[Rows from a dataset of charts and code]:
□ □ □

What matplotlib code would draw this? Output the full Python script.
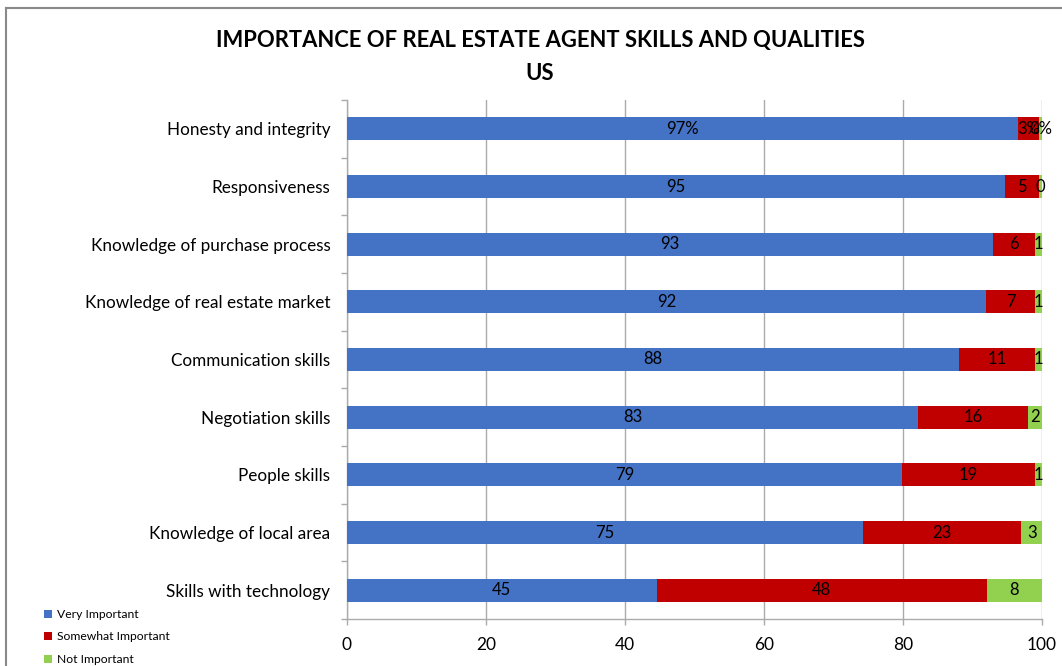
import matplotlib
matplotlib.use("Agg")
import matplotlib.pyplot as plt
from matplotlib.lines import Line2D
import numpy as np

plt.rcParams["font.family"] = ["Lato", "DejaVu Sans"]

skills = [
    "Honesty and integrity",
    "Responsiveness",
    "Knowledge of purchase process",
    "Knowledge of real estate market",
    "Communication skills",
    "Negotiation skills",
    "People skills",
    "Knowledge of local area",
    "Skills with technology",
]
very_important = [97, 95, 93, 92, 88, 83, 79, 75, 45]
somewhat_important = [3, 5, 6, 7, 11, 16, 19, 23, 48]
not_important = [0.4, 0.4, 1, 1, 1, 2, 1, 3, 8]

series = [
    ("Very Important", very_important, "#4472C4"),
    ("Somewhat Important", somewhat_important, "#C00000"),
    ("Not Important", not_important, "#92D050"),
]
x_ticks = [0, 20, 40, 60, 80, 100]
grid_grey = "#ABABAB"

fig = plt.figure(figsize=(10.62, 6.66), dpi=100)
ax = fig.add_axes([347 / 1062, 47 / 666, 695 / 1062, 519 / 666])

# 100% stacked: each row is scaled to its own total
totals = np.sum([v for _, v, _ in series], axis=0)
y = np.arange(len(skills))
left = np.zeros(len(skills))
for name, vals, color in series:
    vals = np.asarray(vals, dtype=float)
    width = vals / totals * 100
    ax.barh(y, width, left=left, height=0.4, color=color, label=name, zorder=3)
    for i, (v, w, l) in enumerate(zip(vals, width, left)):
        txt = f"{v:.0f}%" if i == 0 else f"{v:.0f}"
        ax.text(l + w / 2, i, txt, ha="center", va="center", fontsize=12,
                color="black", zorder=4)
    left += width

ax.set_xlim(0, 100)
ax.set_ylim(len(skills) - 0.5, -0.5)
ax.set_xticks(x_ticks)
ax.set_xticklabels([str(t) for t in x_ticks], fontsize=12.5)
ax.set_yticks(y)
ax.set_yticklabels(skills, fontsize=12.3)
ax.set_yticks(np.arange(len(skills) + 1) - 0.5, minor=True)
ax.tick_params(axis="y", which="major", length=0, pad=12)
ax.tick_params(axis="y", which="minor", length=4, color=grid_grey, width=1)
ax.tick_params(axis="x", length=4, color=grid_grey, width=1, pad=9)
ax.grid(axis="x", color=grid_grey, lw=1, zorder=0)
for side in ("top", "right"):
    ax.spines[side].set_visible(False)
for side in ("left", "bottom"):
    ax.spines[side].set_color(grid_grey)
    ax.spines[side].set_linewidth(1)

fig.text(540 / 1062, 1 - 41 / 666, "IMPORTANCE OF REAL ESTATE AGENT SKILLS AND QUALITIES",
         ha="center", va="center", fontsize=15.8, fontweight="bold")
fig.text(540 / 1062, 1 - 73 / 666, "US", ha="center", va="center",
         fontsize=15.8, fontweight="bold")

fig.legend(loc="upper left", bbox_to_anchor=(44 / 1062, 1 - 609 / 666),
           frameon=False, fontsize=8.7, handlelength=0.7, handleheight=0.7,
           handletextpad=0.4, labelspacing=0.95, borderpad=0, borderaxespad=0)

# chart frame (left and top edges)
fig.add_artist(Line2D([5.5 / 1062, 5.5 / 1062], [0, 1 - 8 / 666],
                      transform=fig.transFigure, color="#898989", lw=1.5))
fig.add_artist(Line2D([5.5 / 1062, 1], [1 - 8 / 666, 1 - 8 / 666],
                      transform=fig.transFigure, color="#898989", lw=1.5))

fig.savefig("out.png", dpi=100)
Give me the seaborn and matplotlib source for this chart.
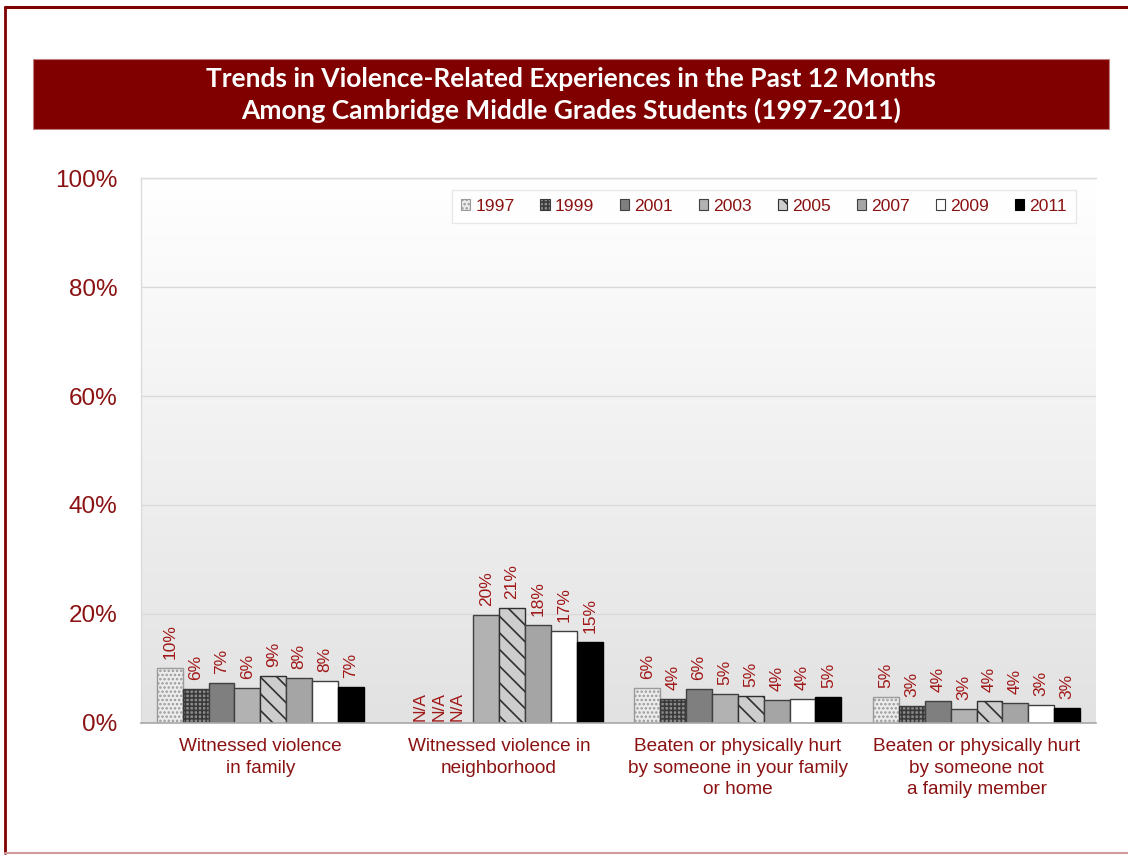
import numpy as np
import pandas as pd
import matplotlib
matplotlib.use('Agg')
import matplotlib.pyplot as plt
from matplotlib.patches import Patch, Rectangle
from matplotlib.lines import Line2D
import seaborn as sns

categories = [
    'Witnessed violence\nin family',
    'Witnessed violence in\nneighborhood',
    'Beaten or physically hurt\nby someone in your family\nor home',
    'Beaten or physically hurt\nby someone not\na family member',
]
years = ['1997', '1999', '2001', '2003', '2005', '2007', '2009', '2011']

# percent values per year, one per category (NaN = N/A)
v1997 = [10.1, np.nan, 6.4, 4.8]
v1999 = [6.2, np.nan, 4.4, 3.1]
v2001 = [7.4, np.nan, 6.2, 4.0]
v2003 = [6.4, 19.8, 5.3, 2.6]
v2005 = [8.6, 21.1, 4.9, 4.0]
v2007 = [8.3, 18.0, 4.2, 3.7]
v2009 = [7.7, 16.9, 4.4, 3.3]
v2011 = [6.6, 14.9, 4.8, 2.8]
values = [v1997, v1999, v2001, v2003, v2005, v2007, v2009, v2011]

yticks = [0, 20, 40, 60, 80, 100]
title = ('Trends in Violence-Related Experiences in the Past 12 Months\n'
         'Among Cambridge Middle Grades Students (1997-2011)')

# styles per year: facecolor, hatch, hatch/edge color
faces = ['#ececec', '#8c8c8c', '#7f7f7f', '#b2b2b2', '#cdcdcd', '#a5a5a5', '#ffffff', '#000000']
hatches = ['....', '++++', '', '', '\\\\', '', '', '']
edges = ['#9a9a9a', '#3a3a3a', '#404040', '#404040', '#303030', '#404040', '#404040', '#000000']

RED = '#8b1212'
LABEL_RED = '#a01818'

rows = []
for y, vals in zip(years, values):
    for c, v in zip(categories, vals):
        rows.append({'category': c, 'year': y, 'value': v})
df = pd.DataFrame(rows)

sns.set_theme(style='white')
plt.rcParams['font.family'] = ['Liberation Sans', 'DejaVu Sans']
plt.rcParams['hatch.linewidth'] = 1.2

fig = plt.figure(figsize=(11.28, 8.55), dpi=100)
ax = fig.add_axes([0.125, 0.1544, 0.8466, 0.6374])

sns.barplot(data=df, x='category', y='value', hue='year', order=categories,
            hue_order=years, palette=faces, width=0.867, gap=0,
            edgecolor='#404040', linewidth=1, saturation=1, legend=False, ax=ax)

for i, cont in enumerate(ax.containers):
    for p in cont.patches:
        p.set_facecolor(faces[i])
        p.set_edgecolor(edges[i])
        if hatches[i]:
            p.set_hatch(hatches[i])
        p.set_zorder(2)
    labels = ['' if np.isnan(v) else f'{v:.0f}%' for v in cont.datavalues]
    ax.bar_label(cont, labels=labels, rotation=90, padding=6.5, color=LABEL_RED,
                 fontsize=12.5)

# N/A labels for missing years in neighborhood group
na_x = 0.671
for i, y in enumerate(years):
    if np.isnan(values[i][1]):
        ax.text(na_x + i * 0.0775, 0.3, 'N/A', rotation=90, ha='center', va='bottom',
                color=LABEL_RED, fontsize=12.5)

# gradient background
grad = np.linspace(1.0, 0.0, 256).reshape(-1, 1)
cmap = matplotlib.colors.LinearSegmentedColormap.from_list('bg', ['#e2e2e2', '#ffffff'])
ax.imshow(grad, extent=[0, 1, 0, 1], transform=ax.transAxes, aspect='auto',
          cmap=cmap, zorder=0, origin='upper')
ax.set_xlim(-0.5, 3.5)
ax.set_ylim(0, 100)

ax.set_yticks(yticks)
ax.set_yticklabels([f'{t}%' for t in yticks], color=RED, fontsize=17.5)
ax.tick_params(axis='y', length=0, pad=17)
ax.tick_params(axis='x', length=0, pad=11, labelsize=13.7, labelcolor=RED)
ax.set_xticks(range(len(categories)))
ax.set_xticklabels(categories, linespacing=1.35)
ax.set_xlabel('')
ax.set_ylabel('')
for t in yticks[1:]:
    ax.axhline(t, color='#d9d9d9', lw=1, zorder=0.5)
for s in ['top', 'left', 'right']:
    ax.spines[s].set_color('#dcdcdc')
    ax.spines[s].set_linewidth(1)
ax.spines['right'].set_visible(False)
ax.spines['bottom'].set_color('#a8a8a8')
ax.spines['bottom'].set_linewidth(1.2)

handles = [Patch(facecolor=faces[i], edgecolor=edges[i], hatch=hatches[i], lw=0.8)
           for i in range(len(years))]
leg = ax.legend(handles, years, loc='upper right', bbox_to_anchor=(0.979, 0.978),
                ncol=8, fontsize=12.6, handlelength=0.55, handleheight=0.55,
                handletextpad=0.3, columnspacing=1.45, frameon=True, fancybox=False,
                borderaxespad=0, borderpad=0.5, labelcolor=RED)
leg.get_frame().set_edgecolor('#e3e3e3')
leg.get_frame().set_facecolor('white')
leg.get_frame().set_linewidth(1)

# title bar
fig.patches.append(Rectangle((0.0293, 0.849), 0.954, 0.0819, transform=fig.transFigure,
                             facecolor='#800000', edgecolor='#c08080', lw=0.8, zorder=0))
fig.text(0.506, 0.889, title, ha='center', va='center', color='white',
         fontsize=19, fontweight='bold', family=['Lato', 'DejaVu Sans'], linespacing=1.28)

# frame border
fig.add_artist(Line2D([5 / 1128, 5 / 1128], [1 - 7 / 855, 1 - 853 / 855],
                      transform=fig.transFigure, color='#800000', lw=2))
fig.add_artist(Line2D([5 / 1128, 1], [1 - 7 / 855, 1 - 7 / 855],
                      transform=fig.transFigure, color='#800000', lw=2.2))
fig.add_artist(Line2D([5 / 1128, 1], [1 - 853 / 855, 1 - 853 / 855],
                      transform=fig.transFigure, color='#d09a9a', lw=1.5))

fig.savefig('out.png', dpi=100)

□ □ □

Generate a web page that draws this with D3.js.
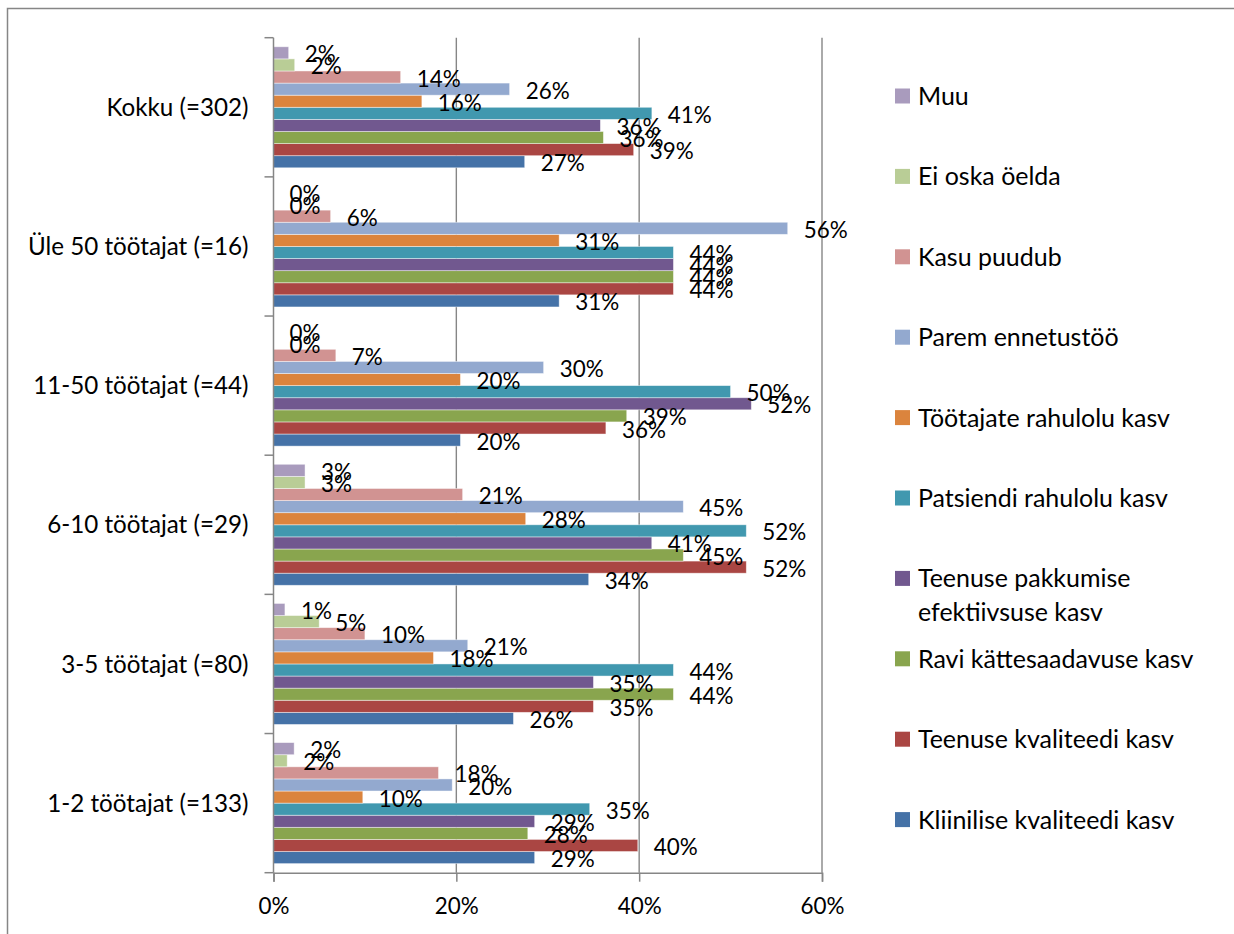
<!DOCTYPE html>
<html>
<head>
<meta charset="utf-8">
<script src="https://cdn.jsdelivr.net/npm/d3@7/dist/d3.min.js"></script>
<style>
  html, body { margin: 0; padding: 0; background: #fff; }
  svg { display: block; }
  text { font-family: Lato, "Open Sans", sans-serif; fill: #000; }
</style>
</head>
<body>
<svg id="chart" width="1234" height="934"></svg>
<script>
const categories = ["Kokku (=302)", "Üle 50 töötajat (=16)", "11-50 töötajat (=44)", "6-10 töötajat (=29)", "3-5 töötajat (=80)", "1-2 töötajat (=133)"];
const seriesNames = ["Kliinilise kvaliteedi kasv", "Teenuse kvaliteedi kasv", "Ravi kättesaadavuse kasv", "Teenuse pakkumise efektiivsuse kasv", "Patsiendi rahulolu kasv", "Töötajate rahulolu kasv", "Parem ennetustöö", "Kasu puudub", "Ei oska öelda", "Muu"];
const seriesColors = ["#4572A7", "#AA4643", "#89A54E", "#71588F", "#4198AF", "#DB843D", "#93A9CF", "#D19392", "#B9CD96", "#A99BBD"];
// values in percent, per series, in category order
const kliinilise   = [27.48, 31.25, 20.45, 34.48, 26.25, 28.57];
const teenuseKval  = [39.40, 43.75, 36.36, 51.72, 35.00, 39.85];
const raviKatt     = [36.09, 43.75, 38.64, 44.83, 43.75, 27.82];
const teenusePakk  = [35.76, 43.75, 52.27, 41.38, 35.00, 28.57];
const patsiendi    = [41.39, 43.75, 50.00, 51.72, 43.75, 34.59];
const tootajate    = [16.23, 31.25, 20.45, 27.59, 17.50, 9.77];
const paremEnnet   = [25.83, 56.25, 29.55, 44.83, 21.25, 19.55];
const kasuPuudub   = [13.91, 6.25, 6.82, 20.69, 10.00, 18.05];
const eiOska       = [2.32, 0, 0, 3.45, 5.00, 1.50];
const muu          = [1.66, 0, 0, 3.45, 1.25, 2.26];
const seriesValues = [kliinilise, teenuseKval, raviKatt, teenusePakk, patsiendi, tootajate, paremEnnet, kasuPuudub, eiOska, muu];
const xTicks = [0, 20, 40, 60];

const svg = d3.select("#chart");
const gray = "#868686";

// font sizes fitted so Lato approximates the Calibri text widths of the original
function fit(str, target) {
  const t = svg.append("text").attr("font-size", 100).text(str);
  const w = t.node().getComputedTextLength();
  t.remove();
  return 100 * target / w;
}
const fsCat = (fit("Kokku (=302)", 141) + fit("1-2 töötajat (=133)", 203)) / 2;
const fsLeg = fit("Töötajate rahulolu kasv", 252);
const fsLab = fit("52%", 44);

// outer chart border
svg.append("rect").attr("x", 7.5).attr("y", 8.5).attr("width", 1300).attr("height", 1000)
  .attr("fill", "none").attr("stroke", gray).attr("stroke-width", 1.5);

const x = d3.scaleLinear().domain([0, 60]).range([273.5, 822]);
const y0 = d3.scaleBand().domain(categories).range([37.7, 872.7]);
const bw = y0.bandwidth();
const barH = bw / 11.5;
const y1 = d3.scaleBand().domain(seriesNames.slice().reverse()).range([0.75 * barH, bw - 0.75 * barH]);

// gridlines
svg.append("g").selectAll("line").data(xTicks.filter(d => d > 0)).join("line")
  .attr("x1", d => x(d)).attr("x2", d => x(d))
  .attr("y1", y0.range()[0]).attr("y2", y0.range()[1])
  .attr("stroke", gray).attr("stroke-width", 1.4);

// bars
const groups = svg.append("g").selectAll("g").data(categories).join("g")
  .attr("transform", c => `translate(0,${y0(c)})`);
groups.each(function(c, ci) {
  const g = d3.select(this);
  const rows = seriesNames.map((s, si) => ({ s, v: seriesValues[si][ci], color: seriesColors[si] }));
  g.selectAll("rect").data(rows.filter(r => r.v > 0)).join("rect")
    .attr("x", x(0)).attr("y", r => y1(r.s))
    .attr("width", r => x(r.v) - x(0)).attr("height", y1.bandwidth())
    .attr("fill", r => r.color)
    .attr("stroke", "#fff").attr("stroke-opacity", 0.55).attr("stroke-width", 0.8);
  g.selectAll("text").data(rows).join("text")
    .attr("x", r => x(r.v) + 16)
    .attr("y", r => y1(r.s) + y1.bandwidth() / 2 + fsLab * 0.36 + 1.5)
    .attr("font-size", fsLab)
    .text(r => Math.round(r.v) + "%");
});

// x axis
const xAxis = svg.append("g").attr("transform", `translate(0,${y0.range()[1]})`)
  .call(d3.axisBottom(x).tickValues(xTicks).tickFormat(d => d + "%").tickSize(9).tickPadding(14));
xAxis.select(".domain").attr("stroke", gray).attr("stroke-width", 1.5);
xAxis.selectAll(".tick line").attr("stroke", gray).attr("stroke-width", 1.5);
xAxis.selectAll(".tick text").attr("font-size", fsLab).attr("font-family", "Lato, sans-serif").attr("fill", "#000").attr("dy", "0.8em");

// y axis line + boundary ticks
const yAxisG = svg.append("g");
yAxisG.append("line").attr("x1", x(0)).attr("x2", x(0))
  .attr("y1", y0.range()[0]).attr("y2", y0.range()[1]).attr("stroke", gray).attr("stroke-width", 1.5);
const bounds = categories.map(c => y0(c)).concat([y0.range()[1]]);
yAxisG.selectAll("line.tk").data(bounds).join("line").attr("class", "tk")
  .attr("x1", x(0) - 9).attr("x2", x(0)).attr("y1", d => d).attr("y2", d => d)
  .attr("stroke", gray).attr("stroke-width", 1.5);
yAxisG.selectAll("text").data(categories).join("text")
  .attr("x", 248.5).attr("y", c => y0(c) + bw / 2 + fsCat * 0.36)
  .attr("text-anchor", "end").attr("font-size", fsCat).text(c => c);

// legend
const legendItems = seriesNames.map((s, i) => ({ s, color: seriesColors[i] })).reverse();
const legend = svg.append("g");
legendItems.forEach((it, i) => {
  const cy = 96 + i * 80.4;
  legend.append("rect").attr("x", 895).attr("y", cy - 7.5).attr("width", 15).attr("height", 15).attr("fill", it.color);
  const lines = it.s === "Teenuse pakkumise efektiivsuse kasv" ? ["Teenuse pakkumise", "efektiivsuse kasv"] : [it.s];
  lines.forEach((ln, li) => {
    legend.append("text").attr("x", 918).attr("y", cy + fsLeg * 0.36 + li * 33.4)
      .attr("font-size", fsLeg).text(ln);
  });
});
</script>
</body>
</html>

□ □ □

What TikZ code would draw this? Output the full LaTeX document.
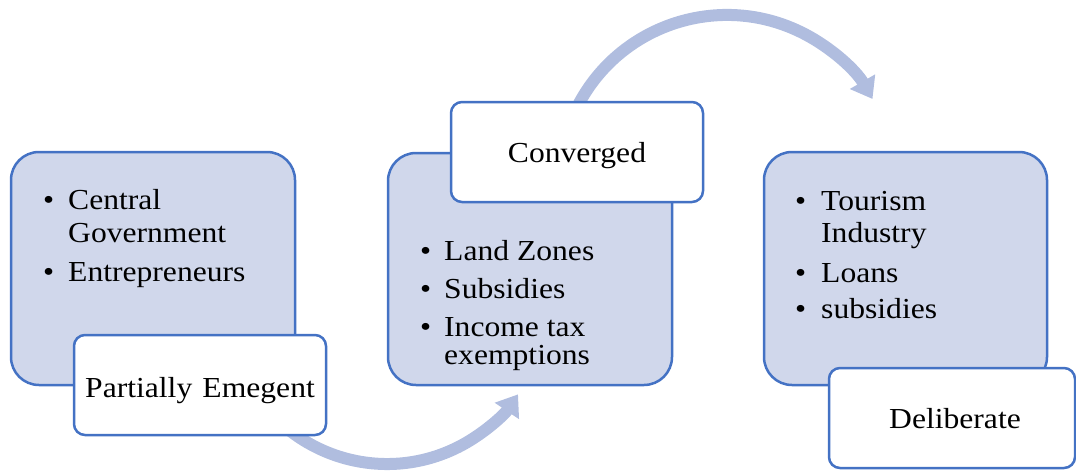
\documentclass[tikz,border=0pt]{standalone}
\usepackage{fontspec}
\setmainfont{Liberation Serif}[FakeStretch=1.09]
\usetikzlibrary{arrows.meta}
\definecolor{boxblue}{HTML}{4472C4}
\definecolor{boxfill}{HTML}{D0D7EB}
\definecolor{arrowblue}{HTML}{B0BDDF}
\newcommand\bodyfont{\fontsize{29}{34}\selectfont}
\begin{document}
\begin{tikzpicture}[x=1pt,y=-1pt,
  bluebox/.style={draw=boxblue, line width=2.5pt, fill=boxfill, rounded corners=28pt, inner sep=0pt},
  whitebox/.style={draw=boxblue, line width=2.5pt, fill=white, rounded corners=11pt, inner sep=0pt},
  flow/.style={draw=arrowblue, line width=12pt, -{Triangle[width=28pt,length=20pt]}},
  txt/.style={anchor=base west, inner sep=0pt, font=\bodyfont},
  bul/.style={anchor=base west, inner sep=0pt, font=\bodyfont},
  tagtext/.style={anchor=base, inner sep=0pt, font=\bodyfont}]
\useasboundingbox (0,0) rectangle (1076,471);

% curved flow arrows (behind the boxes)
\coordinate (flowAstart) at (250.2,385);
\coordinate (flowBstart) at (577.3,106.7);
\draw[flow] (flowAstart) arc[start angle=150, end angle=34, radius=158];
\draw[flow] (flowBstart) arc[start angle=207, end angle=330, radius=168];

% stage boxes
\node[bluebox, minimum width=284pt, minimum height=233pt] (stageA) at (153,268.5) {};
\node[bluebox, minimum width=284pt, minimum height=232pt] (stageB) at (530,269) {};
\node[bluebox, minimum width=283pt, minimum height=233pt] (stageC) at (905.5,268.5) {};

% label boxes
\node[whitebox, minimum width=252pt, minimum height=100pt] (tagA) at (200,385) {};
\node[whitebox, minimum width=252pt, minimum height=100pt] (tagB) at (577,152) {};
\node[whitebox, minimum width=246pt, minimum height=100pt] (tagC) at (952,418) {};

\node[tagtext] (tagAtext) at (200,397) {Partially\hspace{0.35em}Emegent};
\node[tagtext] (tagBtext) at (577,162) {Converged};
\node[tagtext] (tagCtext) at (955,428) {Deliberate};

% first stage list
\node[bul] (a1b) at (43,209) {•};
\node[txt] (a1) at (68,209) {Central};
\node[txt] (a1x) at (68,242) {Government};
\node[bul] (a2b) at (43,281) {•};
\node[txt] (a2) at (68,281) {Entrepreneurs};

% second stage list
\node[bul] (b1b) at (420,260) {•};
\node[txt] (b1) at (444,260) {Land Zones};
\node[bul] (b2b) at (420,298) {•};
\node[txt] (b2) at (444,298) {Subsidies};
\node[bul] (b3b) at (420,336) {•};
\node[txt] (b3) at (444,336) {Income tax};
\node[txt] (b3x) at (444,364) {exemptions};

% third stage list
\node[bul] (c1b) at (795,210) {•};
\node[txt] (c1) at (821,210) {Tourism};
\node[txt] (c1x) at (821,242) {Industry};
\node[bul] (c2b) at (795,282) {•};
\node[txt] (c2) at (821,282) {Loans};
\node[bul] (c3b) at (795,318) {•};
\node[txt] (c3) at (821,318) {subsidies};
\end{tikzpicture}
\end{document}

□ □ □

Report each line in the preceding entries that holds the string "Output".

What matplotlib code would draw this? Output the full Python script.
What TikZ code would draw this? Output the full LaTeX document.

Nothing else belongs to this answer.